The potential political impact of the pandemic is harder to gauge on Republican candidates, who had looked to capitalize on glitches in the Murphy administration’s COVID-19 response while also touching on GOP campaign staples, like taxes and government spending. But much of the focus in the Republican primary has been on former U.S. President Donald Trump, who was eagerly embraced by Ciattarelli’s two closest competitors.
Ciattarelli’s big challenge
For the more moderate Ciattarelli to beat Murphy in the fall, “it would take something really drastic,” Murray told NJPBS’ Michael Aaron last week. “Jack Ciattarelli needs a new negative — which means he needs something to be more relevant to voters right now than Phil Murphy’s handling of the pandemic, which he is getting good marks for.”
Rasmussen agreed Ciattarelli has limited options to defeat the sitting governor in November, but noted a lot can change between now and then. “There’s a temptation to throw ideological red meat at the Trumpers,” he said. “But he’s a smart politician. He’s been around for a while. He seems to understand that’s not a card that works well in New Jersey.”
Hirsh Singh, the only other Republican candidate to raise enough funds to qualify for a spot in state-sponsored debates, worked that red-meat angle against Ciattarelli. Singh sought to capitalize on his decision not to debate Ciattarelli in an event hosted by NJ PBS, the home of NJ Spotlight News, even though he had previously agreed to the terms. He erroneously claimed the network required him to be vaccinated against COVID-19 for the virtual event, a format he said imposed on his freedom of speech. A COVID-19 test was required per company policy, not a vaccination.

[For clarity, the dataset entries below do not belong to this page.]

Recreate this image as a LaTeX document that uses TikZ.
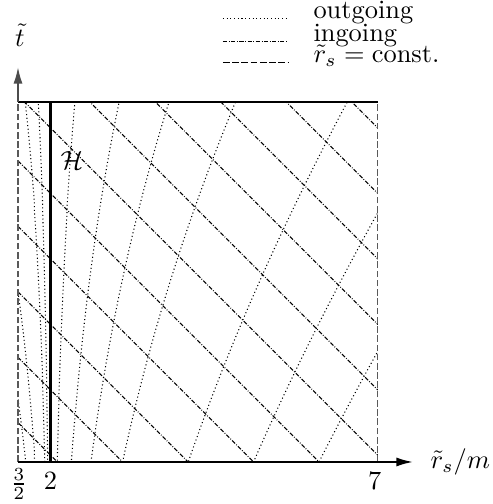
\documentclass[tikz,border=0pt]{standalone}
\usepackage{amsmath,amssymb}
\usetikzlibrary{arrows.meta}

\begin{document}
\begin{tikzpicture}[
  x=0.8713cm, y=0.8713cm,
  outgoing/.style={densely dotted,thin},
  ingoing/.style={thin,dash pattern=on 1.6pt off 0.6pt on 0.3pt off 0.6pt},
  rconst/.style={thin,black!65,dash pattern=on 2.5pt off 1pt},
  legline/.style={thin},
  axis/.style={-{Latex[length=2.2mm,width=1.2mm]},line width=0.7pt},
  lbl/.style={inner sep=0pt},
]
  \useasboundingbox (1.225,-0.642) rectangle (8.757,7.059);

  % corners of the region
  \coordinate (bl) at (1.5,0);
  \coordinate (br) at (7,0);
  \coordinate (tl) at (1.5,5.5);
  \coordinate (tr) at (7,5.5);
  \coordinate (hb) at (2,0);
  \coordinate (ht) at (2,5.5);

  % null lines, clipped to the region
  \begin{scope}
    \clip (bl) rectangle (tr);
    % ingoing: t + r = const
    \foreach \c in {2,...,12}
      \draw[ingoing] (1.5,{\c+0.1-1.5}) -- (7,{\c+0.1-7});
    % outgoing, outside the horizon
    \foreach \C/\ra/\rb in {9.88/2.095/2.38, 5.05/2.30/3.06, 2.1/2.6/3.83,
                            -0.7/3.05/4.85, -4.3/4.05/6.55, -6.85/5.05/7, -8.97/6.05/7}
      \draw[outgoing] plot[domain=\ra:\rb,samples=140,smooth]
        (\x,{\x+4*ln(\x/2-1)+\C});
    % outgoing, inside the horizon
    \foreach \C/\ra/\rb in {13.1/1.80/1.96, 10.43/1.60/1.915, 6.64/1.5/1.77, 5.0/1.5/1.63}
      \draw[outgoing] plot[domain=\ra:\rb,samples=140,smooth]
        (\x,{\x+4*ln(1-\x/2)+\C});
  \end{scope}

  % r = const. boundaries and top
  \draw[rconst] (bl) -- (tl);
  \draw[rconst] (br) -- (tr);
  \draw[line width=0.7pt] (tl) -- (tr);

  % horizon
  \draw[line width=1.1pt] (hb) -- (ht);
  \node (H) at (2.325,4.6) {$\mathcal{H}$};

  % axes
  \coordinate (xend) at (7.535,0);
  \coordinate (yend) at (1.5,6.035);
  \draw[axis] (bl) -- (xend);
  \draw[axis,black!70] (tl) -- (yend);
  \node[lbl,anchor=west] (xlab) at (7.795,0) {$\tilde r_s/m$};
  \node (ylab) at (1.53,6.52) {$\tilde t$};

  % tick labels
  \node (tk1) at (1.515,-0.336) {$\frac{3}{2}$};
  \node (tk2) at (1.997,-0.298) {$2$};
  \node (tk7) at (6.95,-0.29) {$7$};

  % legend
  \draw[outgoing] (4.632,6.78) -- (5.625,6.78);
  \node[lbl,anchor=base west] (lout) at (6.007,6.78) {outgoing};
  \draw[ingoing] (4.632,6.43) -- (5.625,6.43);
  \node[lbl,anchor=base west] (lin) at (6.007,6.43) {ingoing};
  \draw[legline,dash pattern=on 2.5pt off 1pt] (4.632,6.10) -- (5.625,6.10);
  \node[lbl,anchor=base west] (lconst) at (6.007,6.10) {$\tilde r_s=\text{const.}$};
\end{tikzpicture}
\end{document}
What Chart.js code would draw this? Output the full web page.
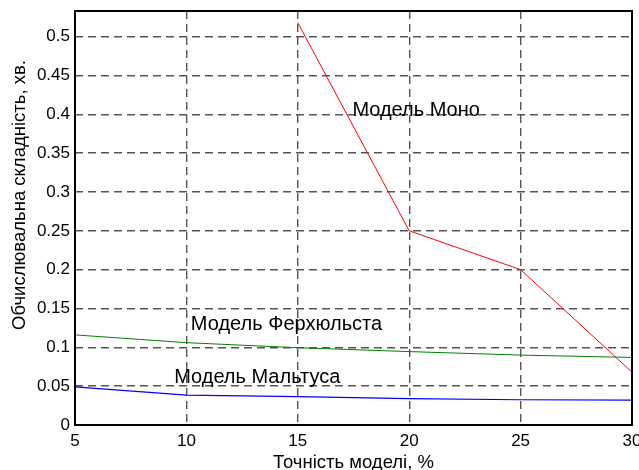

Going forward, Ciattarelli could instead choose to focus on the cracks in Murphy’s pandemic response, like the high death rate in the state’s nursing homes, or other “government competence” issues, Rasmussen said. Murphy’s oversight of nursing homes, where more than 8,000 residents and staff died of the virus, has become a prominent issue for Republican candidates and was the focus of Ciattarelli’s first TV ad in the primary.
How to make the argument
But Rasmussen warns that approach comes with another risk as the economy improves and the virus recedes. If you remind voters of the darkest days of the pandemic, they could then conclude that Murphy has since led the state into better times, he explained. “The problem for (Ciattarelli) is, that gets to be a harder argument to make,” he said.
Ciattarelli, a former Somerset County freeholder and mayor who ran for the state’s top job in 2017 but lost the GOP primary to Christie’s Lt. Gov. Kim Guadagno, has been campaigning for a second shot at Murphy since last summer. His campaign website highlights his goals of lowering taxes, boosting economic growth, addressing immigration, securing elections and making health care more affordable.
“I do believe that Phil Murphy’s decisions failed us. We lead the nation in nursing home deaths,” Ciattarelli told Fox News in May. “I believe this administration has been incompetent. I believe we can do better and when I’m governor we will.”